Por más que hagas todas las trampas, hay un nivel de honestidad intelectual profunda donde decís: tengo que pelar, acá. Acá hay un lugar donde se pela o no se pela y se tiene que jugar. Si el libro no está bien no lo publico, si estoy empezando una cosa que me parece falsa pero me conviene no la termino. Es como que levanta la vara. Es tan fácil este juego, sino. Te familiarizás con las palabras y vas atendiendo. Ser guionista de historieta, o los dibujantes. Son escritores que hacen lo suyo y que lo único que les interesa es copiar obedientemente el modelo. Me interesa lo que está vivo, lo que se mueve, lo que no sabe del todo lo que es o a lo que aspira. El efecto que te produce lo que leés, a diferencia de leer algo inerte. Electrocardiograma plano.

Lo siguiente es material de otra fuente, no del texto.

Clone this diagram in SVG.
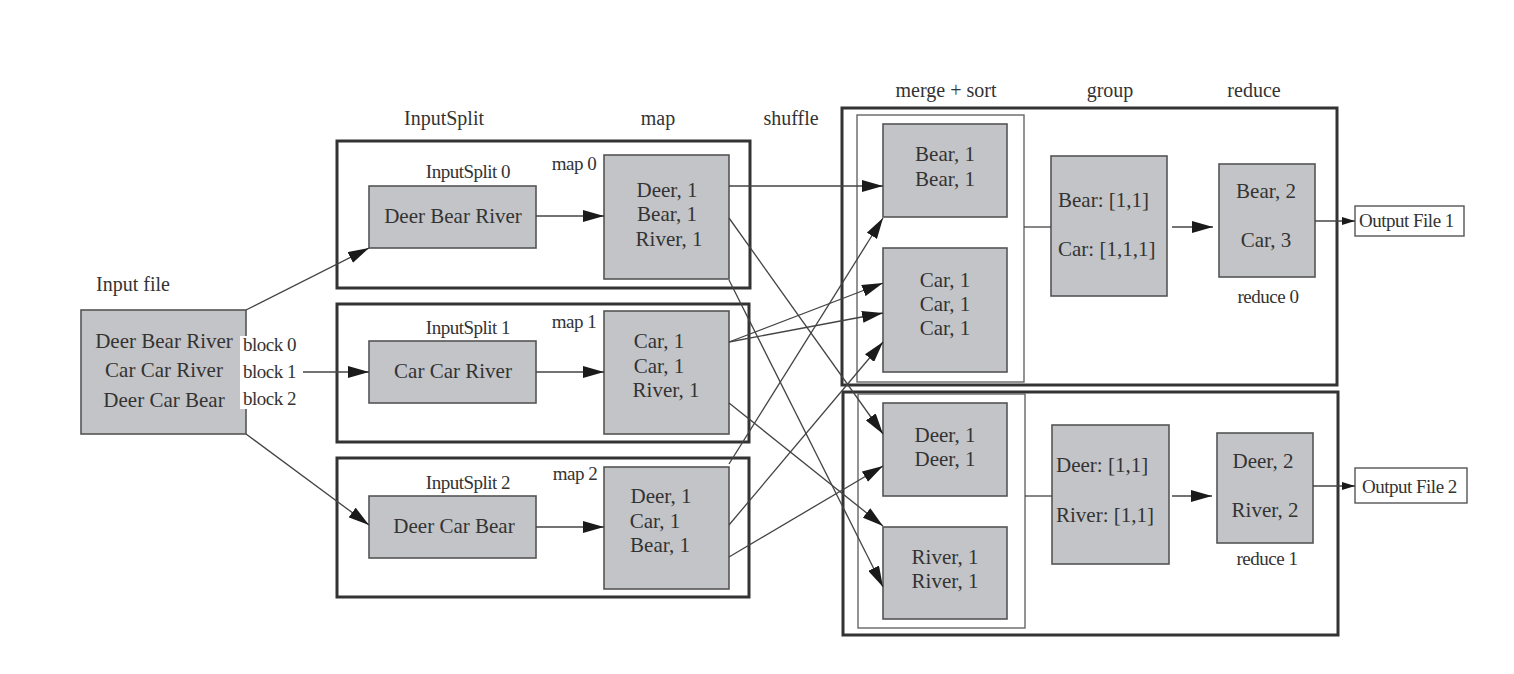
<svg xmlns="http://www.w3.org/2000/svg" width="1514" height="674" viewBox="0 0 1514 674">
<style>
text{font-family:"Liberation Serif","Times New Roman",serif;fill:#333;}
.t{font-size:21px;}
.s{font-size:19px;letter-spacing:-0.5px;}
.h{font-size:20px;}
.m{text-anchor:middle;}
.box{fill:#c3c4c7;stroke:#555;stroke-width:1.6;}
.outer{fill:none;stroke:#333;stroke-width:3;}
.thin{fill:none;stroke:#666;stroke-width:1.4;}
.out{fill:#fff;stroke:#555;stroke-width:1.4;}
.ln{fill:none;stroke:#444;stroke-width:1.3;}
.a{marker-end:url(#ah);}
.as{marker-end:url(#ahs);}
</style>
<defs>
<marker id="ah" markerUnits="userSpaceOnUse" markerWidth="22" markerHeight="12" refX="21" refY="6" orient="auto">
<path d="M0,0 L21,6 L0,12 Z" fill="#1a1a1a"/>
</marker>
<marker id="ahs" markerUnits="userSpaceOnUse" markerWidth="14" markerHeight="8" refX="13" refY="4" orient="auto">
<path d="M0,0 L13,4 L0,8 Z" fill="#1a1a1a"/>
</marker>
</defs>
<rect width="1514" height="674" fill="#fff"/>

<g id="headers">
<text class="h m" x="444" y="125">InputSplit</text>
<text class="h m" x="658" y="125">map</text>
<text class="h m" x="791" y="125">shuffle</text>
<text class="h m" x="946" y="97">merge + sort</text>
<text class="h m" x="1110" y="97">group</text>
<text class="h m" x="1254" y="97">reduce</text>
</g>

<g id="outer-boxes">
<rect class="outer" x="337" y="141" width="413" height="147"/>
<rect class="outer" x="337" y="304" width="412" height="138"/>
<rect class="outer" x="337" y="458" width="412" height="139"/>
<rect class="outer" x="842" y="108" width="495" height="277"/>
<rect class="outer" x="843" y="392" width="495" height="243"/>
<rect class="thin" x="857" y="115" width="167" height="267"/>
<rect class="thin" x="858" y="394" width="167" height="234"/>
</g>

<g id="input-file">
<text class="h" x="96" y="291">Input file</text>
<rect class="box" x="81" y="310" width="165" height="124"/>
<text class="t m" x="164" y="348">Deer Bear River</text>
<text class="t m" x="164" y="377">Car Car River</text>
<text class="t m" x="164" y="407">Deer Car Bear</text>
<rect x="240" y="336" width="62" height="73" fill="#fff"/>
<text class="s" x="243" y="351">block 0</text>
<text class="s" x="243" y="378">block 1</text>
<text class="s" x="243" y="405">block 2</text>
</g>

<g id="inputsplit0">
<text class="s m" x="468" y="178">InputSplit 0</text>
<rect class="box" x="369" y="186" width="167" height="62"/>
<text class="t m" x="453" y="223">Deer Bear River</text>
</g>
<g id="inputsplit1">
<text class="s m" x="468" y="334">InputSplit 1</text>
<rect class="box" x="369" y="341" width="167" height="62"/>
<text class="t m" x="453" y="378">Car Car River</text>
</g>
<g id="inputsplit2">
<text class="s m" x="468" y="489">InputSplit 2</text>
<rect class="box" x="369" y="496" width="167" height="62"/>
<text class="t m" x="454" y="533">Deer Car Bear</text>
</g>

<g id="map0">
<text class="s m" x="574" y="170">map 0</text>
<rect class="box" x="604" y="155" width="125" height="124"/>
<text class="t m" x="667" y="197">Deer, 1</text>
<text class="t m" x="667" y="221">Bear, 1</text>
<text class="t m" x="669" y="246">River, 1</text>
</g>
<g id="map1">
<text class="s m" x="574" y="328">map 1</text>
<rect class="box" x="604" y="311" width="125" height="123"/>
<text class="t m" x="659" y="348">Car, 1</text>
<text class="t m" x="659" y="373">Car, 1</text>
<text class="t m" x="666" y="397">River, 1</text>
</g>
<g id="map2">
<text class="s m" x="575" y="480">map 2</text>
<rect class="box" x="604" y="467" width="125" height="122"/>
<text class="t m" x="661" y="503">Deer, 1</text>
<text class="t m" x="655" y="528">Car, 1</text>
<text class="t m" x="660" y="552">Bear, 1</text>
</g>

<g id="merge-bear">
<rect class="box" x="883" y="124" width="124" height="93"/>
<text class="t m" x="945" y="161">Bear, 1</text>
<text class="t m" x="945" y="186">Bear, 1</text>
</g>
<g id="merge-car">
<rect class="box" x="883" y="248" width="124" height="124"/>
<text class="t m" x="945" y="287">Car, 1</text>
<text class="t m" x="945" y="311">Car, 1</text>
<text class="t m" x="945" y="335">Car, 1</text>
</g>
<g id="merge-deer">
<rect class="box" x="883" y="403" width="124" height="93"/>
<text class="t m" x="945" y="442">Deer, 1</text>
<text class="t m" x="945" y="466">Deer, 1</text>
</g>
<g id="merge-river">
<rect class="box" x="883" y="527" width="124" height="92"/>
<text class="t m" x="945" y="564">River, 1</text>
<text class="t m" x="945" y="588">River, 1</text>
</g>

<g id="group0">
<rect class="box" x="1051" y="156" width="116" height="140"/>
<text class="t" x="1058" y="207">Bear: [1,1]</text>
<text class="t" x="1058" y="256">Car: [1,1,1]</text>
</g>
<g id="group1">
<rect class="box" x="1052" y="425" width="117" height="139"/>
<text class="t" x="1056" y="472">Deer: [1,1]</text>
<text class="t" x="1056" y="522">River: [1,1]</text>
</g>

<g id="reduce0">
<rect class="box" x="1219" y="164" width="96" height="113"/>
<text class="t m" x="1266" y="198">Bear, 2</text>
<text class="t m" x="1266" y="247">Car, 3</text>
<text class="s m" x="1268" y="303">reduce 0</text>
</g>
<g id="reduce1">
<rect class="box" x="1217" y="433" width="96" height="110"/>
<text class="t m" x="1263" y="468">Deer, 2</text>
<text class="t m" x="1265" y="517">River, 2</text>
<text class="s m" x="1267" y="565">reduce 1</text>
</g>

<g id="output1">
<rect class="out" x="1355" y="206" width="109" height="30"/>
<text class="s" x="1359" y="227">Output File 1</text>
</g>
<g id="output2">
<rect class="out" x="1355" y="468" width="112" height="35"/>
<text class="s" x="1362" y="493">Output File 2</text>
</g>

<g id="connectors">
<line class="ln a" x1="246" y1="310" x2="369" y2="248"/>
<line class="ln a" x1="303" y1="372" x2="369" y2="372"/>
<line class="ln a" x1="246" y1="434" x2="369" y2="525"/>
<line class="ln a" x1="536" y1="216" x2="604" y2="216"/>
<line class="ln a" x1="536" y1="372" x2="604" y2="372"/>
<line class="ln a" x1="536" y1="527" x2="604" y2="527"/>
<line class="ln a" x1="729" y1="186" x2="883" y2="186"/>
<line class="ln a" x1="729" y1="218" x2="883" y2="434"/>
<line class="ln a" x1="729" y1="280" x2="883" y2="587"/>
<line class="ln a" x1="729" y1="342" x2="883" y2="283"/>
<line class="ln a" x1="729" y1="342" x2="883" y2="313"/>
<line class="ln a" x1="729" y1="403" x2="883" y2="526"/>
<line class="ln a" x1="729" y1="464" x2="883" y2="218"/>
<line class="ln a" x1="729" y1="525" x2="883" y2="342"/>
<line class="ln a" x1="729" y1="557" x2="883" y2="466"/>
<line class="ln" x1="1024" y1="227" x2="1051" y2="227"/>
<line class="ln" x1="1025" y1="496" x2="1052" y2="496"/>
<line class="ln a" x1="1172" y1="227" x2="1213" y2="227"/>
<line class="ln a" x1="1172" y1="496" x2="1212" y2="496"/>
<line class="ln as" x1="1315" y1="221" x2="1355" y2="221"/>
<line class="ln as" x1="1313" y1="486" x2="1355" y2="486"/>
</g>
</svg>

La literatura logró una sobrevida increíble con la computadora y con las redes. Porque la gente estaba perdiendo el lenguaje escrito. La relación con la palabra escrita era cada vez más básica, tosca, ocasional. Y ahora todos los pibes escriben. Por ejemplo: mi hija tiene una pandilla de amigos en Gesell que hacen freestyle. Vos te das cuenta de que eso es algo vivo. O la manera que tienen catastrófica para contar algo. Pero hay una disponibilidad de medios en donde el bichito de la lógica literaria, la fascinación con el sobreentendido, por ejemplo. La posibilidad de combinaciones por el lado de los sonidos, por el lado de lo visual y por el lado de lo escrito es infinita. Yo practico un arte casi difunto, o en extinción.

Ese es Forn: un hombre de otra época, no mejor ni peor: diferente. Un hombre tranquilo, ahora, que mira desde la distancia el caos de la vida contemporánea con una sonrisa luminosa.